Why you’ll love this recipe?
Oh, where do I even begin with why you’ll absolutely adore this pot roast? First off, the flavor is just unreal. It’s this deep, savory goodness that has notes of onion, garlic, and herbs all melded together into a rich gravy that’s just begging to be sopped up. My kids, who can be notoriously picky, devour this. They always ask for “the roast that smells like Sunday,” even if it’s a Tuesday! The simplicity is a massive win, especially on those busy weeknights or when you have guests coming over and you don’t want to be stuck in the kitchen. You literally just toss everything into the slow cooker in the morning, and by dinner time, magic has happened. It’s also incredibly budget-friendly. Chuck roast is usually one of the more affordable cuts, and the vegetables are common pantry staples. You get restaurant-quality flavor and tenderness for a fraction of the cost. Plus, it’s so versatile! I’ll often shred any leftovers and use them in sandwiches, tacos, or even shepherd’s pie. It truly shines on its own though, served over mashed potatoes or egg noodles. What I love most about this recipe is that it requires minimal effort but delivers maximum reward. It’s proof that sometimes, the simplest things cooked with a little bit of time and love are the most delicious.
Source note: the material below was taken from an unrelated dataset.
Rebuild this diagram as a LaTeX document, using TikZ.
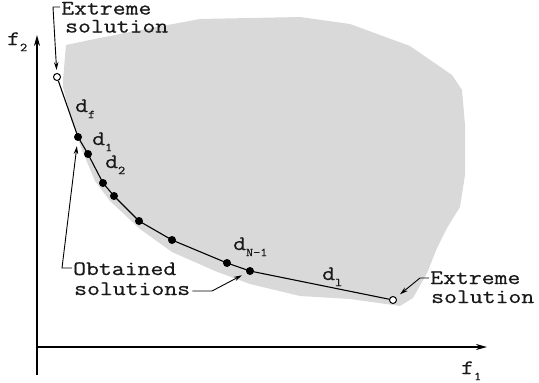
\documentclass[tikz,border=0pt]{standalone}
\usepackage{fontspec}
\usepackage{graphicx}
\setmonofont{Latin Modern Mono}[FakeBold=0.6]
\usetikzlibrary{arrows.meta}
\newcommand\wtxt[1]{\scalebox{1.22}[1]{#1}}
\newcommand\lblsub[2]{\wtxt{#1}\raisebox{-0.3em}{\fontsize{12}{12}\selectfont\scalebox{1.15}[1]{#2}}}
\begin{document}
\begin{tikzpicture}[x=1pt,y=-1pt,
  lbl/.style={font=\ttfamily\fontsize{20.5}{20.5}\selectfont, anchor=base west, inner sep=0pt, text=black!90},
  dot/.style={circle, fill=black, inner sep=0pt, minimum size=8pt},
  odot/.style={circle, draw=black, fill=white, line width=1pt, inner sep=0pt, minimum size=7pt},
  axis/.style={line width=1.6pt, -{Stealth[length=11pt,width=6pt]}},
  ptr/.style={line width=0.9pt, -{Stealth[length=8pt,width=4.5pt]}},
  curve/.style={line width=1.1pt},
  region/.style={fill=black!15, draw=none}]
\useasboundingbox (0,0) rectangle (539,383);
% feasible region
\fill[region] (63,80) -- (66,45) -- (90,40) -- (130,32) -- (200,19) -- (300,17) -- (350,24)
  -- (410,46) -- (452,75) -- (462,90) -- (465,125) -- (465,175) -- (460,207) -- (447,228)
  -- (437,248) -- (427,273) -- (413,298) -- (400,306) -- (350,299) -- (300,296) -- (250,284)
  -- (215,271) -- (172,252) -- (140,229) -- (110,201) -- (95,181) -- (82,150) -- (72,122)
  -- (63,87) -- cycle;
% axes
\coordinate (O) at (37,347);
\coordinate (Y) at (37,35);
\coordinate (X) at (487,347);
\draw[axis] (37,375) -- (Y);
\draw[axis] (O) -- (X);
\node[lbl] (f2) at (7,45) {\lblsub{f}{2}};
\node[lbl] (f1) at (461,374) {\lblsub{f}{1}};
% front
\node[odot] (E1) at (57,77) {};
\node[dot] (P1) at (78,137) {};
\node[dot] (P2) at (88,154) {};
\node[dot] (P3) at (103,183) {};
\node[dot] (P4) at (114,196) {};
\node[dot] (P5) at (139,221) {};
\node[dot] (P6) at (172,240) {};
\node[dot] (P7) at (227,263) {};
\node[dot] (P8) at (250,271) {};
\node[odot] (E2) at (393,300) {};
\draw[curve] (E1) -- (P1.center) -- (P2.center) -- (P3.center) -- (P4.center) -- (P5.center)
  -- (P6.center) -- (P7.center) -- (P8.center) -- (E2);
% distance labels
\node[lbl] (df) at (75,112) {\lblsub{d}{f}};
\node[lbl] (d1) at (92,145) {\lblsub{d}{1}};
\node[lbl] (d2) at (105,168) {\lblsub{d}{2}};
\node[lbl] (dn) at (233,250) {\lblsub{d}{N-1}};
\node[lbl] (dl) at (322,280) {\lblsub{d}{l}};
% texts
\node[lbl] (ex1a) at (61,14.5) {\wtxt{Extreme}};
\node[lbl] (ex1b) at (65,32.5) {\wtxt{solution}};
\node[lbl] (oba) at (73,275) {\wtxt{Obtained}};
\node[lbl] (obb) at (74,295) {\wtxt{solutions}};
\node[lbl] (ex2a) at (430,284) {\wtxt{Extreme}};
\node[lbl] (ex2b) at (431,303) {\wtxt{solution}};
% pointers
\coordinate (a1) at (53,7);
\draw[ptr, shorten >=3pt] ([xshift=-1pt]ex1a.west |- 0,7) -- (a1) -- (E1);
\coordinate (a2) at (62,268);
\draw[ptr, shorten >=5pt] ([xshift=-1pt]oba.west |- 0,268) -- (a2) -- (P1);
\coordinate (a3) at (212,291);
\draw[ptr, shorten >=5pt] ([xshift=2pt]obb.east |- 0,291) -- (a3) -- (P8);
\coordinate (a4) at (420,278);
\draw[ptr, shorten >=5pt] ([xshift=-1pt]ex2a.west |- 0,278) -- (a4) -- (E2);
\end{tikzpicture}
\end{document}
How do I make slow cooker pot roast?
Quick Overview
The process is beautifully straightforward: you’ll sear the roast for added depth of flavor, then pile everything into your slow cooker – the beef, aromatics, vegetables, and broth. Let it work its magic on low heat for several hours until fork-tender, then thicken the juices into a luscious gravy. It’s a hands-off approach that frees you up to do other things, with the most rewarding part being the incredible aroma that fills your home as it cooks. This method guarantees a tender, flavorful result with minimal fuss.
Ingredients
For the Roast:
A good 3-4 pound chuck roast. Don’t shy away from a little marbling; that’s where all the flavor and tenderness comes from!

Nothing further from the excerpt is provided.